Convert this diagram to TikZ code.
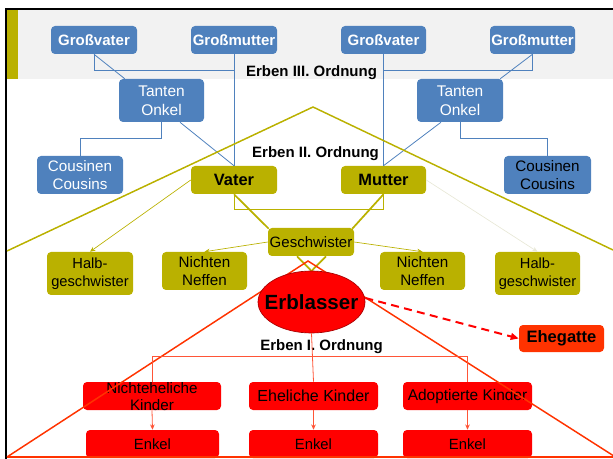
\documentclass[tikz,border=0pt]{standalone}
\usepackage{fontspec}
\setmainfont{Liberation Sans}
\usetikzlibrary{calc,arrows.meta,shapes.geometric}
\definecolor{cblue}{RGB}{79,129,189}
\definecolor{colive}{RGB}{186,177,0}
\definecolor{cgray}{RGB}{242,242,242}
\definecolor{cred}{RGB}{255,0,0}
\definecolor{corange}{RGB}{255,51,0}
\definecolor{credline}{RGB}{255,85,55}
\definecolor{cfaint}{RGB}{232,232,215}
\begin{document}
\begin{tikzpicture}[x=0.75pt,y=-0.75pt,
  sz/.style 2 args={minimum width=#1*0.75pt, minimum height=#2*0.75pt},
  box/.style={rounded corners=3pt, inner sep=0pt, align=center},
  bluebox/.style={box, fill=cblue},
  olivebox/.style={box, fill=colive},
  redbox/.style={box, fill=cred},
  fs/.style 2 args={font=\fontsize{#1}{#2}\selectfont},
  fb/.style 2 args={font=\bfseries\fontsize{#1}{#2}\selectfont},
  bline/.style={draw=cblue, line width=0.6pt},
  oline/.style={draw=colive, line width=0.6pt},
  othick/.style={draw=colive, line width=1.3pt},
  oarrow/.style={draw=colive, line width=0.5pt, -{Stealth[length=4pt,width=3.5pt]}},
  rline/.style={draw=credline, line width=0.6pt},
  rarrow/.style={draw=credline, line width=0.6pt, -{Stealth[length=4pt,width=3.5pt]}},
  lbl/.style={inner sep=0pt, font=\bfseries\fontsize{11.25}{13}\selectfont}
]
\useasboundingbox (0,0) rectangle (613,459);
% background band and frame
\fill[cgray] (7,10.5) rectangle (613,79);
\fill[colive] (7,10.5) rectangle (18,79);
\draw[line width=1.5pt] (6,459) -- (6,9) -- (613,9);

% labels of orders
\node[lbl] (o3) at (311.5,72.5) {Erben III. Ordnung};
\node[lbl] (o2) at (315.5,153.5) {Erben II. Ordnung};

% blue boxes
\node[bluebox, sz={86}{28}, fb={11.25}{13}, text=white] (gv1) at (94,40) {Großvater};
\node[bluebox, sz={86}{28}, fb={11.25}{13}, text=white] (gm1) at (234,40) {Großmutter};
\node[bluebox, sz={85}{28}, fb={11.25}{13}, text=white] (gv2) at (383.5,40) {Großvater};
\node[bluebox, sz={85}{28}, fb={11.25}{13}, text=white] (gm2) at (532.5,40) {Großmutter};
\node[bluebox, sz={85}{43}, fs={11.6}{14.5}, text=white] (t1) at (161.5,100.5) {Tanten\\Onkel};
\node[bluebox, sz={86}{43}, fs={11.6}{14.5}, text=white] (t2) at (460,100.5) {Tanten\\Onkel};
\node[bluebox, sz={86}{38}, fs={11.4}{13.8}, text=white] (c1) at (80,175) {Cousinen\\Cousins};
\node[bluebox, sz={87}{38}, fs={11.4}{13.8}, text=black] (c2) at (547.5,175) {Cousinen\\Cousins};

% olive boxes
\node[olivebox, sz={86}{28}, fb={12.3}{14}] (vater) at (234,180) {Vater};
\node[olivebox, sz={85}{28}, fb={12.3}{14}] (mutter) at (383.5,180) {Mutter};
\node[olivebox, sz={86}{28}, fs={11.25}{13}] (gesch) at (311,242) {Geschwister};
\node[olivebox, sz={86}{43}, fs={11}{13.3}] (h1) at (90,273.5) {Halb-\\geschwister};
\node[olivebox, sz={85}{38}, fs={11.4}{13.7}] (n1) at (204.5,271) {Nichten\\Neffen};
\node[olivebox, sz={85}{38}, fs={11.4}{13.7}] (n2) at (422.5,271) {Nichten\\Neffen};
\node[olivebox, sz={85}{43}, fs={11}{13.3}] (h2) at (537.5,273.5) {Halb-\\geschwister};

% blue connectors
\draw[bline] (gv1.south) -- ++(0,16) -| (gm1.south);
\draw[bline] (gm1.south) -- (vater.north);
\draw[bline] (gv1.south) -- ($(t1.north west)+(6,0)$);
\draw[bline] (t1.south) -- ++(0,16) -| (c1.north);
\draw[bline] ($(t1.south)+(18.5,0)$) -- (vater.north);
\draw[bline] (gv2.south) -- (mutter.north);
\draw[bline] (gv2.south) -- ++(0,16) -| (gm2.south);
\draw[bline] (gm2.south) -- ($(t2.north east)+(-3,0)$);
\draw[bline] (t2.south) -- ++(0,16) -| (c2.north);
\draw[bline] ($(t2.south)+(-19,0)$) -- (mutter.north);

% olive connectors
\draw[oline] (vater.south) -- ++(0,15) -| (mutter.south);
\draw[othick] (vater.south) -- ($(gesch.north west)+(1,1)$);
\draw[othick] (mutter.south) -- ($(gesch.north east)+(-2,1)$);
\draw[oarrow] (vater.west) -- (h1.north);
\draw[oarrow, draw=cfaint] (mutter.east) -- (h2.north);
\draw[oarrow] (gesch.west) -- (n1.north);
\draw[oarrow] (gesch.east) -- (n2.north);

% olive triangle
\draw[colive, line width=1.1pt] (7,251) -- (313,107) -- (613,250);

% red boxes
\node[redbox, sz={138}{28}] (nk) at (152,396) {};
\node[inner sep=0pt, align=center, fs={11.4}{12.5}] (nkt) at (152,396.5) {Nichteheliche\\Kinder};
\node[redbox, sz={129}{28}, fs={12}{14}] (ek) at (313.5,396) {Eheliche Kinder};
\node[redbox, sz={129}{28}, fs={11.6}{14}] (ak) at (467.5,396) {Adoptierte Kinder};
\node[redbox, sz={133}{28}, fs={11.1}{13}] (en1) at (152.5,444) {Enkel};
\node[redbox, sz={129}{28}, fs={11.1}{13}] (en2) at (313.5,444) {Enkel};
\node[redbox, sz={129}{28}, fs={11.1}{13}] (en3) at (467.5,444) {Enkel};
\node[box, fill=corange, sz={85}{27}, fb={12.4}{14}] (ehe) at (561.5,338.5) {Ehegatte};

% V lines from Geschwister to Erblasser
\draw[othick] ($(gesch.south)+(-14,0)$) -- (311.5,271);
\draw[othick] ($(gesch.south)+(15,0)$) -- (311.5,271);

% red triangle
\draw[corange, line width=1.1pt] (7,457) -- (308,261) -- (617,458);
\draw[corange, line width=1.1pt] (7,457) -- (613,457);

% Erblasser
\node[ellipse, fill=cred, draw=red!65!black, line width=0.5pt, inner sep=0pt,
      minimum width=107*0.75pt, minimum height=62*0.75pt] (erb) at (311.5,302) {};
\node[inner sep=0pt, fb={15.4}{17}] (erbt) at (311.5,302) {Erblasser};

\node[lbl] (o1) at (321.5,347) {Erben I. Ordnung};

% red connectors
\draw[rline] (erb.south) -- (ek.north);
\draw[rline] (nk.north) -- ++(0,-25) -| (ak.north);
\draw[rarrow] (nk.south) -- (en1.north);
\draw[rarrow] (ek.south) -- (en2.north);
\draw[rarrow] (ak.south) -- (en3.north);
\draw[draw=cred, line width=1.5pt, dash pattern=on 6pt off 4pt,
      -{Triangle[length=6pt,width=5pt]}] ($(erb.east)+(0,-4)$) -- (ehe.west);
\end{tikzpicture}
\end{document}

____

Go through the listing above and write it all out exactly, leaving out any picture.

Answer below:
Convert this diagram to TikZ code.
\documentclass[tikz,border=0pt]{standalone}
\usepackage{fontspec}
\setmainfont{Liberation Sans}
\usetikzlibrary{calc,arrows.meta,shapes.geometric}
\definecolor{cblue}{RGB}{79,129,189}
\definecolor{colive}{RGB}{186,177,0}
\definecolor{cgray}{RGB}{242,242,242}
\definecolor{cred}{RGB}{255,0,0}
\definecolor{corange}{RGB}{255,51,0}
\definecolor{credline}{RGB}{255,85,55}
\definecolor{cfaint}{RGB}{232,232,215}
\begin{document}
\begin{tikzpicture}[x=0.75pt,y=-0.75pt,
  sz/.style 2 args={minimum width=#1*0.75pt, minimum height=#2*0.75pt},
  box/.style={rounded corners=3pt, inner sep=0pt, align=center},
  bluebox/.style={box, fill=cblue},
  olivebox/.style={box, fill=colive},
  redbox/.style={box, fill=cred},
  fs/.style 2 args={font=\fontsize{#1}{#2}\selectfont},
  fb/.style 2 args={font=\bfseries\fontsize{#1}{#2}\selectfont},
  bline/.style={draw=cblue, line width=0.6pt},
  oline/.style={draw=colive, line width=0.6pt},
  othick/.style={draw=colive, line width=1.3pt},
  oarrow/.style={draw=colive, line width=0.5pt, -{Stealth[length=4pt,width=3.5pt]}},
  rline/.style={draw=credline, line width=0.6pt},
  rarrow/.style={draw=credline, line width=0.6pt, -{Stealth[length=4pt,width=3.5pt]}},
  lbl/.style={inner sep=0pt, font=\bfseries\fontsize{11.25}{13}\selectfont}
]
\useasboundingbox (0,0) rectangle (613,459);
% background band and frame
\fill[cgray] (7,10.5) rectangle (613,79);
\fill[colive] (7,10.5) rectangle (18,79);
\draw[line width=1.5pt] (6,459) -- (6,9) -- (613,9);

% labels of orders
\node[lbl] (o3) at (311.5,72.5) {Erben III. Ordnung};
\node[lbl] (o2) at (315.5,153.5) {Erben II. Ordnung};

% blue boxes
\node[bluebox, sz={86}{28}, fb={11.25}{13}, text=white] (gv1) at (94,40) {Großvater};
\node[bluebox, sz={86}{28}, fb={11.25}{13}, text=white] (gm1) at (234,40) {Großmutter};
\node[bluebox, sz={85}{28}, fb={11.25}{13}, text=white] (gv2) at (383.5,40) {Großvater};
\node[bluebox, sz={85}{28}, fb={11.25}{13}, text=white] (gm2) at (532.5,40) {Großmutter};
\node[bluebox, sz={85}{43}, fs={11.6}{14.5}, text=white] (t1) at (161.5,100.5) {Tanten\\Onkel};
\node[bluebox, sz={86}{43}, fs={11.6}{14.5}, text=white] (t2) at (460,100.5) {Tanten\\Onkel};
\node[bluebox, sz={86}{38}, fs={11.4}{13.8}, text=white] (c1) at (80,175) {Cousinen\\Cousins};
\node[bluebox, sz={87}{38}, fs={11.4}{13.8}, text=black] (c2) at (547.5,175) {Cousinen\\Cousins};

% olive boxes
\node[olivebox, sz={86}{28}, fb={12.3}{14}] (vater) at (234,180) {Vater};
\node[olivebox, sz={85}{28}, fb={12.3}{14}] (mutter) at (383.5,180) {Mutter};
\node[olivebox, sz={86}{28}, fs={11.25}{13}] (gesch) at (311,242) {Geschwister};
\node[olivebox, sz={86}{43}, fs={11}{13.3}] (h1) at (90,273.5) {Halb-\\geschwister};
\node[olivebox, sz={85}{38}, fs={11.4}{13.7}] (n1) at (204.5,271) {Nichten\\Neffen};
\node[olivebox, sz={85}{38}, fs={11.4}{13.7}] (n2) at (422.5,271) {Nichten\\Neffen};
\node[olivebox, sz={85}{43}, fs={11}{13.3}] (h2) at (537.5,273.5) {Halb-\\geschwister};

% blue connectors
\draw[bline] (gv1.south) -- ++(0,16) -| (gm1.south);
\draw[bline] (gm1.south) -- (vater.north);
\draw[bline] (gv1.south) -- ($(t1.north west)+(6,0)$);
\draw[bline] (t1.south) -- ++(0,16) -| (c1.north);
\draw[bline] ($(t1.south)+(18.5,0)$) -- (vater.north);
\draw[bline] (gv2.south) -- (mutter.north);
\draw[bline] (gv2.south) -- ++(0,16) -| (gm2.south);
\draw[bline] (gm2.south) -- ($(t2.north east)+(-3,0)$);
\draw[bline] (t2.south) -- ++(0,16) -| (c2.north);
\draw[bline] ($(t2.south)+(-19,0)$) -- (mutter.north);

% olive connectors
\draw[oline] (vater.south) -- ++(0,15) -| (mutter.south);
\draw[othick] (vater.south) -- ($(gesch.north west)+(1,1)$);
\draw[othick] (mutter.south) -- ($(gesch.north east)+(-2,1)$);
\draw[oarrow] (vater.west) -- (h1.north);
\draw[oarrow, draw=cfaint] (mutter.east) -- (h2.north);
\draw[oarrow] (gesch.west) -- (n1.north);
\draw[oarrow] (gesch.east) -- (n2.north);

% olive triangle
\draw[colive, line width=1.1pt] (7,251) -- (313,107) -- (613,250);

% red boxes
\node[redbox, sz={138}{28}] (nk) at (152,396) {};
\node[inner sep=0pt, align=center, fs={11.4}{12.5}] (nkt) at (152,396.5) {Nichteheliche\\Kinder};
\node[redbox, sz={129}{28}, fs={12}{14}] (ek) at (313.5,396) {Eheliche Kinder};
\node[redbox, sz={129}{28}, fs={11.6}{14}] (ak) at (467.5,396) {Adoptierte Kinder};
\node[redbox, sz={133}{28}, fs={11.1}{13}] (en1) at (152.5,444) {Enkel};
\node[redbox, sz={129}{28}, fs={11.1}{13}] (en2) at (313.5,444) {Enkel};
\node[redbox, sz={129}{28}, fs={11.1}{13}] (en3) at (467.5,444) {Enkel};
\node[box, fill=corange, sz={85}{27}, fb={12.4}{14}] (ehe) at (561.5,338.5) {Ehegatte};

% V lines from Geschwister to Erblasser
\draw[othick] ($(gesch.south)+(-14,0)$) -- (311.5,271);
\draw[othick] ($(gesch.south)+(15,0)$) -- (311.5,271);

% red triangle
\draw[corange, line width=1.1pt] (7,457) -- (308,261) -- (617,458);
\draw[corange, line width=1.1pt] (7,457) -- (613,457);

% Erblasser
\node[ellipse, fill=cred, draw=red!65!black, line width=0.5pt, inner sep=0pt,
      minimum width=107*0.75pt, minimum height=62*0.75pt] (erb) at (311.5,302) {};
\node[inner sep=0pt, fb={15.4}{17}] (erbt) at (311.5,302) {Erblasser};

\node[lbl] (o1) at (321.5,347) {Erben I. Ordnung};

% red connectors
\draw[rline] (erb.south) -- (ek.north);
\draw[rline] (nk.north) -- ++(0,-25) -| (ak.north);
\draw[rarrow] (nk.south) -- (en1.north);
\draw[rarrow] (ek.south) -- (en2.north);
\draw[rarrow] (ak.south) -- (en3.north);
\draw[draw=cred, line width=1.5pt, dash pattern=on 6pt off 4pt,
      -{Triangle[length=6pt,width=5pt]}] ($(erb.east)+(0,-4)$) -- (ehe.west);
\end{tikzpicture}
\end{document}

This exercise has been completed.